>> start

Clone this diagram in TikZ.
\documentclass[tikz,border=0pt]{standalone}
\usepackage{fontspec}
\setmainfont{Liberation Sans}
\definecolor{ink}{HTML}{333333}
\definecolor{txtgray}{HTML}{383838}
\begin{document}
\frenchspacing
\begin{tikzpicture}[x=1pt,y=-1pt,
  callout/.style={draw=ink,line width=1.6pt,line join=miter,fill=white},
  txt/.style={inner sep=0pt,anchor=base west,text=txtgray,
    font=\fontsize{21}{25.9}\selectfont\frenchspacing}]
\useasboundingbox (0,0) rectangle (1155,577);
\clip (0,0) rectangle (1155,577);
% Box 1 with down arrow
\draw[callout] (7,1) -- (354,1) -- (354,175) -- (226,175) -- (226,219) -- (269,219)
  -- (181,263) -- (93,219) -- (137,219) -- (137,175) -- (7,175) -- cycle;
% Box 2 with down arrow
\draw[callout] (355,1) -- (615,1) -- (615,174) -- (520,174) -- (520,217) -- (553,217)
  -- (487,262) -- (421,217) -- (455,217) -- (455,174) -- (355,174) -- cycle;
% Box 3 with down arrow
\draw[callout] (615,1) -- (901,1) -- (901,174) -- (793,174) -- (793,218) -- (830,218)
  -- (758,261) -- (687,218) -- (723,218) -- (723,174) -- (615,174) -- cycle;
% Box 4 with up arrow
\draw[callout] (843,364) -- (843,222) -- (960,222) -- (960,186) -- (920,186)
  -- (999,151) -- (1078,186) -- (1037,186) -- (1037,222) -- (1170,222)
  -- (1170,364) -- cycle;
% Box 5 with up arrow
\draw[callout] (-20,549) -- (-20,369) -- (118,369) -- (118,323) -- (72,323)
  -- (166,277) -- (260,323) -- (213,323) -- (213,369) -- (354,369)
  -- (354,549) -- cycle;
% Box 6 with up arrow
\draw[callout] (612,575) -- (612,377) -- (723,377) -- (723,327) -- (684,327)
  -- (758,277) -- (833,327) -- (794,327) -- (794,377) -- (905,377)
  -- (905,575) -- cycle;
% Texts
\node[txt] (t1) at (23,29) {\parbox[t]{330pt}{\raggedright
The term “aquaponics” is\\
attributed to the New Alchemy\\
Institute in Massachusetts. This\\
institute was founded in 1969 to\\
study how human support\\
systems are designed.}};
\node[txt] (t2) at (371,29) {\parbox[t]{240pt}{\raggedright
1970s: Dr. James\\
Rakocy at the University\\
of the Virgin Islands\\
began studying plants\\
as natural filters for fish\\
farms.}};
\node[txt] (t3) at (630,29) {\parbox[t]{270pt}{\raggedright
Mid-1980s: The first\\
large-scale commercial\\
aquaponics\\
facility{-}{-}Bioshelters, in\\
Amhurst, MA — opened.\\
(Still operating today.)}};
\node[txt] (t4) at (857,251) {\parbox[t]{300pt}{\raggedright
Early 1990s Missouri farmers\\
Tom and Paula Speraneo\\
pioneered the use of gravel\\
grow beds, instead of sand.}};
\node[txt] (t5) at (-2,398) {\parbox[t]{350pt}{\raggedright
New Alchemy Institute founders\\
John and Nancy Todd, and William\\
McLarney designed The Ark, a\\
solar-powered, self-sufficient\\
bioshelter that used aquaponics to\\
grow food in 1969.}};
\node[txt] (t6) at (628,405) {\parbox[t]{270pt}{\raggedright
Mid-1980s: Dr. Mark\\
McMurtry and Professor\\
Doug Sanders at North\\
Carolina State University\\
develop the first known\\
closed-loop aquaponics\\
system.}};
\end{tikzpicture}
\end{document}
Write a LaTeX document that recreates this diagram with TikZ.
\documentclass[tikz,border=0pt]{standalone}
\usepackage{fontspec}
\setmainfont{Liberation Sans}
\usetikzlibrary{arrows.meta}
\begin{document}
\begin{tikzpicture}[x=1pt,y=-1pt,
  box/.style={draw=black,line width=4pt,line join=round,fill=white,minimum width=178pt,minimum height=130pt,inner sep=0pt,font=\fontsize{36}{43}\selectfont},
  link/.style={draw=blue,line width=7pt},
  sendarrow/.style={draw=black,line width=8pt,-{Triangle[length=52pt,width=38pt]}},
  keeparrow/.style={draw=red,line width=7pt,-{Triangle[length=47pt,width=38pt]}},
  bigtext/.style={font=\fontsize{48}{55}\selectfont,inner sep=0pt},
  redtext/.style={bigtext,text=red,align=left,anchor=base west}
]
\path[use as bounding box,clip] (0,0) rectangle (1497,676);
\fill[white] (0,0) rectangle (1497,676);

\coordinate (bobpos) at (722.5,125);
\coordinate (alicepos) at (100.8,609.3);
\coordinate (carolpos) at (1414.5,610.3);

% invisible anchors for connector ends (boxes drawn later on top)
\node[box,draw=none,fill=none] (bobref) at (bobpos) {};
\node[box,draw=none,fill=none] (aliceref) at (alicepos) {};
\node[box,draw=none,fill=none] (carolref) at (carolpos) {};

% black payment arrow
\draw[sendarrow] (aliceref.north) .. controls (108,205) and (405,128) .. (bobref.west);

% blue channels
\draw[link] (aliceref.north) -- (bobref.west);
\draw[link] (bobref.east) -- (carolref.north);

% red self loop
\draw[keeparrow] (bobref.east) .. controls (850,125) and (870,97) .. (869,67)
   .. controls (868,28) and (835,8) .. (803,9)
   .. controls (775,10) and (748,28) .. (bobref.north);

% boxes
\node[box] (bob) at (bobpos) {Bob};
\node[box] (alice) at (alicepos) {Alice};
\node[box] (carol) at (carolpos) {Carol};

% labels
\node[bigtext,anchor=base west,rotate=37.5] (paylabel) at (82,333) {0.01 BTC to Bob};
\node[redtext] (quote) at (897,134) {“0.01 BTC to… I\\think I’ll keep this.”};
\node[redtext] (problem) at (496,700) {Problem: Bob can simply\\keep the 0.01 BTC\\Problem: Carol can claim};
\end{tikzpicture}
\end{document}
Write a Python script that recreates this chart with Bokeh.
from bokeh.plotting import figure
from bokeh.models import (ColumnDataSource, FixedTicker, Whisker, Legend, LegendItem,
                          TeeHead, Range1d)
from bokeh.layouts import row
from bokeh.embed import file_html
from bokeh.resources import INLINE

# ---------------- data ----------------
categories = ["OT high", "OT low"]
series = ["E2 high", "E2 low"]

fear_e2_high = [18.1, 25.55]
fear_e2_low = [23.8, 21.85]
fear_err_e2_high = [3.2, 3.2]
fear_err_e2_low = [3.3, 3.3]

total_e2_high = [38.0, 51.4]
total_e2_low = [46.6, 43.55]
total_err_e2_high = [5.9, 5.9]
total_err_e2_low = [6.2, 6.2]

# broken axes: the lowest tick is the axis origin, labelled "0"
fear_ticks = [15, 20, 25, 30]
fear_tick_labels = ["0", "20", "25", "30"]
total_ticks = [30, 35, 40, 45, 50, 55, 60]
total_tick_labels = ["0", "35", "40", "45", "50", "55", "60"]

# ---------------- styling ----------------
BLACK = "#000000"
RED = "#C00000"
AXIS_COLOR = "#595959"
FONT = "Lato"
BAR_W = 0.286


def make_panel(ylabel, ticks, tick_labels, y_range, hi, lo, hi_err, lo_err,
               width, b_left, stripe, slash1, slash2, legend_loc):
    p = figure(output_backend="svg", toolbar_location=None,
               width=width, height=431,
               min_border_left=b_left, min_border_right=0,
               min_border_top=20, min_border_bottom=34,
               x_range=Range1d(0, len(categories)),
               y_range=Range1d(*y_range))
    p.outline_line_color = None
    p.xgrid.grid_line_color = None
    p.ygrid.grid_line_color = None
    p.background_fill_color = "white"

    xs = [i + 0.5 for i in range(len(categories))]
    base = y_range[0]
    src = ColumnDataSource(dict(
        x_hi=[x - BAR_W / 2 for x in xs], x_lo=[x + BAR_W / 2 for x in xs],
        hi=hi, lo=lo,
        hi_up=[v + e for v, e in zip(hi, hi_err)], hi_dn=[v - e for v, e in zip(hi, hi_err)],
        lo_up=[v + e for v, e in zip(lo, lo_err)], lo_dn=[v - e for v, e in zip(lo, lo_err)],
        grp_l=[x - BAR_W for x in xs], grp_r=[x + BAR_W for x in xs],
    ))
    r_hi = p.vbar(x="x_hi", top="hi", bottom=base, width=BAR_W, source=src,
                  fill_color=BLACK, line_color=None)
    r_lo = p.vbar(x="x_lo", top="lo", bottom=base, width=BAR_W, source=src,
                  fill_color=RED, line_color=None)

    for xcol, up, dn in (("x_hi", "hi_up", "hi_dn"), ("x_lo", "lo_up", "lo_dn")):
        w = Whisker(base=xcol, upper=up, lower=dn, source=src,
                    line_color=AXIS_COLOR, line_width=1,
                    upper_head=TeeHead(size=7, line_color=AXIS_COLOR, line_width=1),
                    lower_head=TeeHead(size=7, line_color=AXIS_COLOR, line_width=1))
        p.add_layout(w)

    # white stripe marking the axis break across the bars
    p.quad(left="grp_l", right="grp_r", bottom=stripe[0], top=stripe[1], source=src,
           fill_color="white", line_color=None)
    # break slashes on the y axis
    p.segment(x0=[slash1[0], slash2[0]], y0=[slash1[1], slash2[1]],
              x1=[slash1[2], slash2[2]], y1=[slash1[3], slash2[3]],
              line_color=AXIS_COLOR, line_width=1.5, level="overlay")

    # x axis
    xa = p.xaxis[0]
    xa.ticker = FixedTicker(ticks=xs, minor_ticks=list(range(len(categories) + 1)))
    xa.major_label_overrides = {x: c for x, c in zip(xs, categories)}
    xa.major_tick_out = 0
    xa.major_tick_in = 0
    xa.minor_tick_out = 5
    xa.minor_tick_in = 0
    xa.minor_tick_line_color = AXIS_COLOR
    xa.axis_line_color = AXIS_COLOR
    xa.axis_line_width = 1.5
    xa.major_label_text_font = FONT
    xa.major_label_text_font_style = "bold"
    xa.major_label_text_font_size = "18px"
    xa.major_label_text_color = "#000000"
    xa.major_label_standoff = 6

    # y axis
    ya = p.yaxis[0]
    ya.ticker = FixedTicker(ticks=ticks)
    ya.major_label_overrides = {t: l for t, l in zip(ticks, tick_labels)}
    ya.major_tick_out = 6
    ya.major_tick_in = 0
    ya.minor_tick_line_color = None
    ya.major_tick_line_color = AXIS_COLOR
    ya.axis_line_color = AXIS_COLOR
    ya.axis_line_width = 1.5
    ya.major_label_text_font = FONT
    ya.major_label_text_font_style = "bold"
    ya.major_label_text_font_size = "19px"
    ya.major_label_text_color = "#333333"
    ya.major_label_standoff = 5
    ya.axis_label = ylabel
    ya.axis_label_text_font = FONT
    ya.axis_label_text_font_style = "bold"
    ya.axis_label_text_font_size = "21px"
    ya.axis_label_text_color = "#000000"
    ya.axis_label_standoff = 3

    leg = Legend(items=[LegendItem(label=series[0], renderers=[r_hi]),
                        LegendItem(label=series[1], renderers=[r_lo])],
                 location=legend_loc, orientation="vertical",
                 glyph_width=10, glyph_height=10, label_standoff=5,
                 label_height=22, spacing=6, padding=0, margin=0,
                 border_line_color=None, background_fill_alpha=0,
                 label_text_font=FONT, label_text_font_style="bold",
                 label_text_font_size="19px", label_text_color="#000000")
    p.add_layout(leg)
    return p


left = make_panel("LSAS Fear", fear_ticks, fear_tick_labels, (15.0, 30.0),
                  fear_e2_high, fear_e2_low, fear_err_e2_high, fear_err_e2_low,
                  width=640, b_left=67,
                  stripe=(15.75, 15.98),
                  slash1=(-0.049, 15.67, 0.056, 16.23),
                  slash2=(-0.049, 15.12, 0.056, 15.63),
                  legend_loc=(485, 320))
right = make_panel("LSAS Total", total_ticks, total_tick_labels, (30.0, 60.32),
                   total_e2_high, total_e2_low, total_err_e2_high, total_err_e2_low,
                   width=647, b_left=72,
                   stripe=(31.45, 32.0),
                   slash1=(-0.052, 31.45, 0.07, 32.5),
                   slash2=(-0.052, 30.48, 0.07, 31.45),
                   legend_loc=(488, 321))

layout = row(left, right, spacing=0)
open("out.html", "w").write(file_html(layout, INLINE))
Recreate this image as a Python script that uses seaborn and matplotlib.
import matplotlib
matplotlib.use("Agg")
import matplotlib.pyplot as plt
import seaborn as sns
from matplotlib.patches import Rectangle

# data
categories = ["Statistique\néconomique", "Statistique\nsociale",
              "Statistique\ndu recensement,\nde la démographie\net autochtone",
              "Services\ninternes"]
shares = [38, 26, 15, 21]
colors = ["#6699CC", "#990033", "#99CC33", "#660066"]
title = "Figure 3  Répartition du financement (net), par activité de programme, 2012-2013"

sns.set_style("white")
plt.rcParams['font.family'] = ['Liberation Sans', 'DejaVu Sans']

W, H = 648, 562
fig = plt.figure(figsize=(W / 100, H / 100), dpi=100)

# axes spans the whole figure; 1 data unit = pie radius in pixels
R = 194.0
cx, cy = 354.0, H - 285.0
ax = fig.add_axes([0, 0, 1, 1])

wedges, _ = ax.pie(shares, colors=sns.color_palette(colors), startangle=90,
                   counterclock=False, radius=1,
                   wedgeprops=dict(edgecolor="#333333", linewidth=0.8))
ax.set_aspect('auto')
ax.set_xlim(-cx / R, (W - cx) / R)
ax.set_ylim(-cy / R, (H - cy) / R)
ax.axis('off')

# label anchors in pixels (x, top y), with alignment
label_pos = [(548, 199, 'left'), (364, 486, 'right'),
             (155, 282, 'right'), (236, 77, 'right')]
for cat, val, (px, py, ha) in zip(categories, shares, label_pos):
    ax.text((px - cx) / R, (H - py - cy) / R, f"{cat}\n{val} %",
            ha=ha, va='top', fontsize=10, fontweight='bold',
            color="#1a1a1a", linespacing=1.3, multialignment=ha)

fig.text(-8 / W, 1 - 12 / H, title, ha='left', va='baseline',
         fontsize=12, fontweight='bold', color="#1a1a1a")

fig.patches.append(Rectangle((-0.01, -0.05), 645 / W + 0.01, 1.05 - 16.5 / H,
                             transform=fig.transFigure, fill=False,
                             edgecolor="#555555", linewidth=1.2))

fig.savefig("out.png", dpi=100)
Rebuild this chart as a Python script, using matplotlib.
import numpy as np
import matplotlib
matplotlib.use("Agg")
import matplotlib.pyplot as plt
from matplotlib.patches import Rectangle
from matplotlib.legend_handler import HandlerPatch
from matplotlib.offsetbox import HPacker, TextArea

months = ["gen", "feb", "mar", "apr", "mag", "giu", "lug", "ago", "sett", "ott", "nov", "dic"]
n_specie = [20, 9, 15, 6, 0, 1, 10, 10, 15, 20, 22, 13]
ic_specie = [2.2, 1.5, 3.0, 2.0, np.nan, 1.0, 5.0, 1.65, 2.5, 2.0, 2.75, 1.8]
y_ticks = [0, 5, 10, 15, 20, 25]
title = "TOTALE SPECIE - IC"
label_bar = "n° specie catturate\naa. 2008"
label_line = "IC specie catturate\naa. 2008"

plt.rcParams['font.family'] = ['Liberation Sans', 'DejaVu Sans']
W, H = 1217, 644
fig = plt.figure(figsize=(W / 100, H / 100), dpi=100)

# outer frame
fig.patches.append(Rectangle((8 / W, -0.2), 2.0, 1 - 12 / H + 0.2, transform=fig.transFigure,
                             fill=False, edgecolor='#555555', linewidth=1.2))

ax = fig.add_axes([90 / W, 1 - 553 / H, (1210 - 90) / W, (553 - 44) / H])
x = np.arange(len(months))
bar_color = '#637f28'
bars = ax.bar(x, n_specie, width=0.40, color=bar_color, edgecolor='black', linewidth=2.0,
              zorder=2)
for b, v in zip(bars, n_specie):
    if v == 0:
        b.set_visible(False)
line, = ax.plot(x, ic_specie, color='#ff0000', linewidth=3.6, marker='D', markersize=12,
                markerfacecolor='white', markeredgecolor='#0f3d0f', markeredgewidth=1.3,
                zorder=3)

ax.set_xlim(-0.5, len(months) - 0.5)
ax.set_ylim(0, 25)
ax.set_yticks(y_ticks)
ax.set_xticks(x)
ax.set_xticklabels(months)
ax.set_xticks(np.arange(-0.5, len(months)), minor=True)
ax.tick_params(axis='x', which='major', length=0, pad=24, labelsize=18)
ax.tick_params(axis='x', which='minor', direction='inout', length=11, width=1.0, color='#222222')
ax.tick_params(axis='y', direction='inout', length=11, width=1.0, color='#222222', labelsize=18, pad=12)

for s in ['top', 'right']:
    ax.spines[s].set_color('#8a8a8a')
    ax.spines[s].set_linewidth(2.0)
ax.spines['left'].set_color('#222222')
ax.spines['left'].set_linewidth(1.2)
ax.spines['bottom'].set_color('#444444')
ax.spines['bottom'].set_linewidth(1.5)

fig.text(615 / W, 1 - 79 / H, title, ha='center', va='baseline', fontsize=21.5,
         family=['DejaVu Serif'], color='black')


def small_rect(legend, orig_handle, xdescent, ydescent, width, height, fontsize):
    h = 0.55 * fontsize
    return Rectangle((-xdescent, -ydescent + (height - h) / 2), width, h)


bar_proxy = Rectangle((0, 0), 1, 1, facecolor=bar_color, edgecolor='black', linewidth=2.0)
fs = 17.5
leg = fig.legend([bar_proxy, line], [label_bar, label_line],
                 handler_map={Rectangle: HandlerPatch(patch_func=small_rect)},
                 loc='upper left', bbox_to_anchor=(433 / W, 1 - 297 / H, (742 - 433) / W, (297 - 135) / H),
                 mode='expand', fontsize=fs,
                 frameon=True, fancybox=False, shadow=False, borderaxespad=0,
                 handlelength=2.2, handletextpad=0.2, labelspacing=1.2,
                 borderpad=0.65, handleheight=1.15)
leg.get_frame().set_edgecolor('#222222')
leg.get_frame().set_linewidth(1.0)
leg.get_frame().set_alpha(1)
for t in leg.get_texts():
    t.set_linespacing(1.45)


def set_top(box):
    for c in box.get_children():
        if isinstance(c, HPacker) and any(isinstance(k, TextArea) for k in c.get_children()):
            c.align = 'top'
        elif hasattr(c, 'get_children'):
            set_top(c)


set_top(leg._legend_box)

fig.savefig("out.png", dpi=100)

>> end

** Required task **
Above is a listing; print exactly its lines from the one with "Rebuild this chart" through the one with "from matplotlib.offsetbox import", and no other lines.

** Correct response **
Rebuild this chart as a Python script, using matplotlib.
import numpy as np
import matplotlib
matplotlib.use("Agg")
import matplotlib.pyplot as plt
from matplotlib.patches import Rectangle
from matplotlib.legend_handler import HandlerPatch
from matplotlib.offsetbox import HPacker, TextArea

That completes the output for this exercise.